Dataset entries:
========================

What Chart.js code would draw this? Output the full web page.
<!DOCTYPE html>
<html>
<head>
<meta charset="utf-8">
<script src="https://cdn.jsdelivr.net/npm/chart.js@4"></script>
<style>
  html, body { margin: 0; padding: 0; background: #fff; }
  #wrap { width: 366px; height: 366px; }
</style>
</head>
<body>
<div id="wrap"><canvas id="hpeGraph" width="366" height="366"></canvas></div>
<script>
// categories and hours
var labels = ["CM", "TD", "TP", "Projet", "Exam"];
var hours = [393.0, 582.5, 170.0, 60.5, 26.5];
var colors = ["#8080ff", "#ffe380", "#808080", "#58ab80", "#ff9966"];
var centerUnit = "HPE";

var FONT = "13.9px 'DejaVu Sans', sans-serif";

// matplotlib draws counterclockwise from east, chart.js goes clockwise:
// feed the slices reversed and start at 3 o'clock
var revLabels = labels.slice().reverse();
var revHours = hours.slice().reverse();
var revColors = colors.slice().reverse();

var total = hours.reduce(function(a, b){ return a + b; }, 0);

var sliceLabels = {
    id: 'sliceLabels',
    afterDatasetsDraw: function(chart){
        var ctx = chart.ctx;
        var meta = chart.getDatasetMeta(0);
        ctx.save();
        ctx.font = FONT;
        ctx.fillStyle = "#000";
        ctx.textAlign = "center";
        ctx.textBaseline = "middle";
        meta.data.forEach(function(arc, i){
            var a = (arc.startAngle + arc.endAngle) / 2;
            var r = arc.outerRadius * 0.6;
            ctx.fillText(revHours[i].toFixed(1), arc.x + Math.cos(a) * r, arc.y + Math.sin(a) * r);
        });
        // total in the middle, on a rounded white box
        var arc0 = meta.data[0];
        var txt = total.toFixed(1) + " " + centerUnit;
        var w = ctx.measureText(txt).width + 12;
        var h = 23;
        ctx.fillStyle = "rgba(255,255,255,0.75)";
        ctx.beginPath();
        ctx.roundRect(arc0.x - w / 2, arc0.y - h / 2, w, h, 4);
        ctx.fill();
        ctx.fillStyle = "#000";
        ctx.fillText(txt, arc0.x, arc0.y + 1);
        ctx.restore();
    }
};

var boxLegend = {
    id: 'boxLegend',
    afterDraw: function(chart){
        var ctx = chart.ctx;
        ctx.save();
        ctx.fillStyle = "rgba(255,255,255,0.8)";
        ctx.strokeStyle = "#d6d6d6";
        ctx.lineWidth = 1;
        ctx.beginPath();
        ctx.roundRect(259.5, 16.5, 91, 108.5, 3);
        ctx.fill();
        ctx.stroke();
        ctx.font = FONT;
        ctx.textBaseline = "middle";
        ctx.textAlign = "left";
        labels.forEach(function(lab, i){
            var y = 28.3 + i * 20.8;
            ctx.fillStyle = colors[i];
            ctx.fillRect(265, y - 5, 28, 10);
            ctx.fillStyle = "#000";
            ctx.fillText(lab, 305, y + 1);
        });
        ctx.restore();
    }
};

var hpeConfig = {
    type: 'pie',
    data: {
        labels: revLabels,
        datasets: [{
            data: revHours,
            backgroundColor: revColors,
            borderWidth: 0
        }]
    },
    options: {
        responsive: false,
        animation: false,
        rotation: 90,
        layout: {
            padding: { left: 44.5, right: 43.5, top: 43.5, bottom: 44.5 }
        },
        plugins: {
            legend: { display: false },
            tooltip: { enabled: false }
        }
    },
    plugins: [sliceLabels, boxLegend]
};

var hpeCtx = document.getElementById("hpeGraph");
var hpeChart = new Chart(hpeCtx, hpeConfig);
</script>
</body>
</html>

========================

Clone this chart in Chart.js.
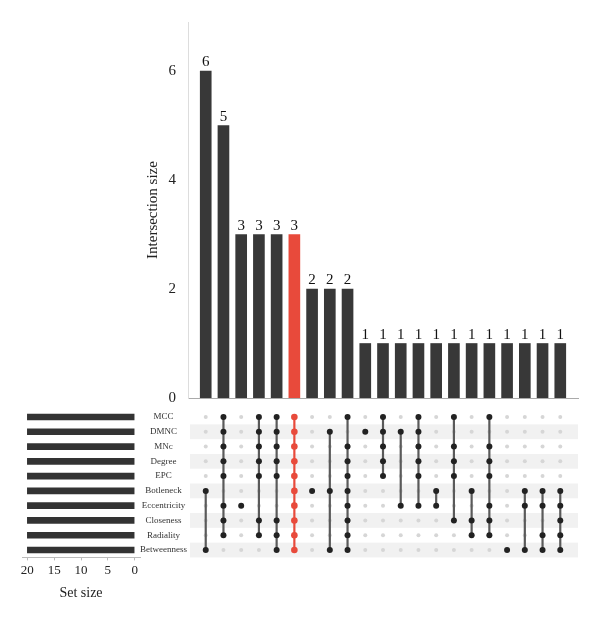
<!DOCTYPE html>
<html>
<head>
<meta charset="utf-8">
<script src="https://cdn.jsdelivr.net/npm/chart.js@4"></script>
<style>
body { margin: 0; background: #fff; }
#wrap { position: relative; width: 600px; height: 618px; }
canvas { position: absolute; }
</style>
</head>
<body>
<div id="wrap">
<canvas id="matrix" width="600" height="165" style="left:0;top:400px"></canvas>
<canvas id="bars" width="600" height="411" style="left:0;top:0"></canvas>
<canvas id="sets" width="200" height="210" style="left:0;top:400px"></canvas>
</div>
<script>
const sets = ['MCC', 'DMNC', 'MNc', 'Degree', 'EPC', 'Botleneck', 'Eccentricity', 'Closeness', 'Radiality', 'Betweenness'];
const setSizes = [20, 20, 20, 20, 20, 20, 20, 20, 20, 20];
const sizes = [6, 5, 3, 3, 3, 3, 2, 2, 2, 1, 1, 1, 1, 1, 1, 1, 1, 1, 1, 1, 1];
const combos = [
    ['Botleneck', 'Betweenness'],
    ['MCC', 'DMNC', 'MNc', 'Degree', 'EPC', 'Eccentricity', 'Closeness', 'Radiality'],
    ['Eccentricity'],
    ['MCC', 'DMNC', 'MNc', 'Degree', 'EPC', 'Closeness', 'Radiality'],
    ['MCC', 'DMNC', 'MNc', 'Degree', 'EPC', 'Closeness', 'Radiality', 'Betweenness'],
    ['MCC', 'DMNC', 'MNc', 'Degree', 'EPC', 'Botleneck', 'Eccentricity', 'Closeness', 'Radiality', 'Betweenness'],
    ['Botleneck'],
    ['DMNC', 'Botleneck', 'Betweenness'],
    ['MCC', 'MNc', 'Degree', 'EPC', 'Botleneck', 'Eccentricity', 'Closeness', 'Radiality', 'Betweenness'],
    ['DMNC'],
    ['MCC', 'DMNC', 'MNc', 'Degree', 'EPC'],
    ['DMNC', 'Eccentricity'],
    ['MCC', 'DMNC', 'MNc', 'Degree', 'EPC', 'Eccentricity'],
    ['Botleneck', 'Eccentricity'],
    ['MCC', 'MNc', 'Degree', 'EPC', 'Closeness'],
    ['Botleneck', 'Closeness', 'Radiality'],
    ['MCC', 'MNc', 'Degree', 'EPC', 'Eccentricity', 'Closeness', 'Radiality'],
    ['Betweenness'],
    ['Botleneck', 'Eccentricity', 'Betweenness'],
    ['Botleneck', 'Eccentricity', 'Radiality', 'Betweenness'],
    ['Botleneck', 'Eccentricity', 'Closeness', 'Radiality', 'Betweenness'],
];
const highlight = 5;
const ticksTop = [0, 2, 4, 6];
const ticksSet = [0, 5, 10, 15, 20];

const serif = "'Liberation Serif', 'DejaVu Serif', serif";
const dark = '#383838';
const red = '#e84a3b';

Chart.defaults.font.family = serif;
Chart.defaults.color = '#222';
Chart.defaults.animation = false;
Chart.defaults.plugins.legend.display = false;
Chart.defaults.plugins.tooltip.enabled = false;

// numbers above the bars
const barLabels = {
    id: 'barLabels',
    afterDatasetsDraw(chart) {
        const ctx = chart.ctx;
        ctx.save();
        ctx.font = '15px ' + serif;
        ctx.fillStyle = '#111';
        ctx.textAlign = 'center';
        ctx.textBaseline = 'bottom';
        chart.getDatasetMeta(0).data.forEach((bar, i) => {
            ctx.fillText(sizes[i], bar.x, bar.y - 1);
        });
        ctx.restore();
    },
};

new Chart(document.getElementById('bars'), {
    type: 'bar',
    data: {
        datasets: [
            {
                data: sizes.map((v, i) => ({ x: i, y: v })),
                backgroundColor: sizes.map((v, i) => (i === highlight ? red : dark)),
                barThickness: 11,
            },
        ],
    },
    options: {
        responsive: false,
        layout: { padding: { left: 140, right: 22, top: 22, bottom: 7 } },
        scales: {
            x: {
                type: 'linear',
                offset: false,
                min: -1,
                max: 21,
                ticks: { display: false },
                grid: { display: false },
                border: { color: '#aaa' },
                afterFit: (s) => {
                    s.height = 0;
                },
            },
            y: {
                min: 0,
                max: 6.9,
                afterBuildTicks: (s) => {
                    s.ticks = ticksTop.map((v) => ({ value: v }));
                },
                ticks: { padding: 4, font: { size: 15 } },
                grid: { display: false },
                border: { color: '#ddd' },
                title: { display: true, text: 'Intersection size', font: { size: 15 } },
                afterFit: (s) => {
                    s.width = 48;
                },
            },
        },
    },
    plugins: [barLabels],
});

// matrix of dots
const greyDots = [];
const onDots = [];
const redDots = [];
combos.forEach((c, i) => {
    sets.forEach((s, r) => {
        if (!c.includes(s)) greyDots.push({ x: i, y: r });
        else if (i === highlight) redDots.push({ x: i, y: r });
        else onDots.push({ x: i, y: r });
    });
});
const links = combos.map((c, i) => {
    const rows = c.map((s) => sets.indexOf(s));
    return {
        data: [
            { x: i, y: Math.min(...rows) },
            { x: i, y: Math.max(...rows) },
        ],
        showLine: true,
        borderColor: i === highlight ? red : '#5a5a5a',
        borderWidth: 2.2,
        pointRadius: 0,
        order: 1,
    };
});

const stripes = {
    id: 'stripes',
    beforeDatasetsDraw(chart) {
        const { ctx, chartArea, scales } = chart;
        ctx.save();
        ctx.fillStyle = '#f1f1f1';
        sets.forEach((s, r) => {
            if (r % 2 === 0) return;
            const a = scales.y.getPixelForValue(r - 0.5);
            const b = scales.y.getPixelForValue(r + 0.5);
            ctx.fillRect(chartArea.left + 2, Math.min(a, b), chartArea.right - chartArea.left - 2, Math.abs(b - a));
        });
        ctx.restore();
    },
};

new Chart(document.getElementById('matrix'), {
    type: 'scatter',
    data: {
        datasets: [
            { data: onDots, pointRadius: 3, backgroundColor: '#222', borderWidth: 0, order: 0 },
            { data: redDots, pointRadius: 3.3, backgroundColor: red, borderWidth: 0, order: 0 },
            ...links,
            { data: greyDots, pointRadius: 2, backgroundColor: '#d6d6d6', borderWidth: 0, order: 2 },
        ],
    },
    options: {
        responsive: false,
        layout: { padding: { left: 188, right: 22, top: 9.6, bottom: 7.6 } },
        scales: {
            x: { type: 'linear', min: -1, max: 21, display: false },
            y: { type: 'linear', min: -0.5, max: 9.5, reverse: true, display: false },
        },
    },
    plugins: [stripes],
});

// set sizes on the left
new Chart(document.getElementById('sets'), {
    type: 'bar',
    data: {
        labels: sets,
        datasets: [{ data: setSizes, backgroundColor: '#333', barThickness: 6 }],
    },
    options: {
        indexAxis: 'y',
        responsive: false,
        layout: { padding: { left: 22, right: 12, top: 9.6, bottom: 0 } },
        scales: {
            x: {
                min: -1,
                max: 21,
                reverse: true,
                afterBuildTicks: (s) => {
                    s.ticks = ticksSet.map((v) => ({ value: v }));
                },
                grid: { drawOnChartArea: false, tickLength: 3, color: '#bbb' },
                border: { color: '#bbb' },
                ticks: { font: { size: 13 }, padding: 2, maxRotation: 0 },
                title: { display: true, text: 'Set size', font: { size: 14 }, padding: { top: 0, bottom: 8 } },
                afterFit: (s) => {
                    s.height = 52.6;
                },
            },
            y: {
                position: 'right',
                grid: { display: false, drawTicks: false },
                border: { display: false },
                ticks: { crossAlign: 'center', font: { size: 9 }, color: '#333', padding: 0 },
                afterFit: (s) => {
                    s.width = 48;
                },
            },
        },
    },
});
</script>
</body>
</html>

========================

**The task**
Starting at the line that contains "What Chart.js code" and ending at the line that contains "return a + b;", repeat each line exactly, both ends included, and nothing else.

**Final answer**
What Chart.js code would draw this? Output the full web page.
<!DOCTYPE html>
<html>
<head>
<meta charset="utf-8">
<script src="https://cdn.jsdelivr.net/npm/chart.js@4"></script>
<style>
  html, body { margin: 0; padding: 0; background: #fff; }
  #wrap { width: 366px; height: 366px; }
</style>
</head>
<body>
<div id="wrap"><canvas id="hpeGraph" width="366" height="366"></canvas></div>
<script>
// categories and hours
var labels = ["CM", "TD", "TP", "Projet", "Exam"];
var hours = [393.0, 582.5, 170.0, 60.5, 26.5];
var colors = ["#8080ff", "#ffe380", "#808080", "#58ab80", "#ff9966"];
var centerUnit = "HPE";

var FONT = "13.9px 'DejaVu Sans', sans-serif";

// matplotlib draws counterclockwise from east, chart.js goes clockwise:
// feed the slices reversed and start at 3 o'clock
var revLabels = labels.slice().reverse();
var revHours = hours.slice().reverse();
var revColors = colors.slice().reverse();

var total = hours.reduce(function(a, b){ return a + b; }, 0);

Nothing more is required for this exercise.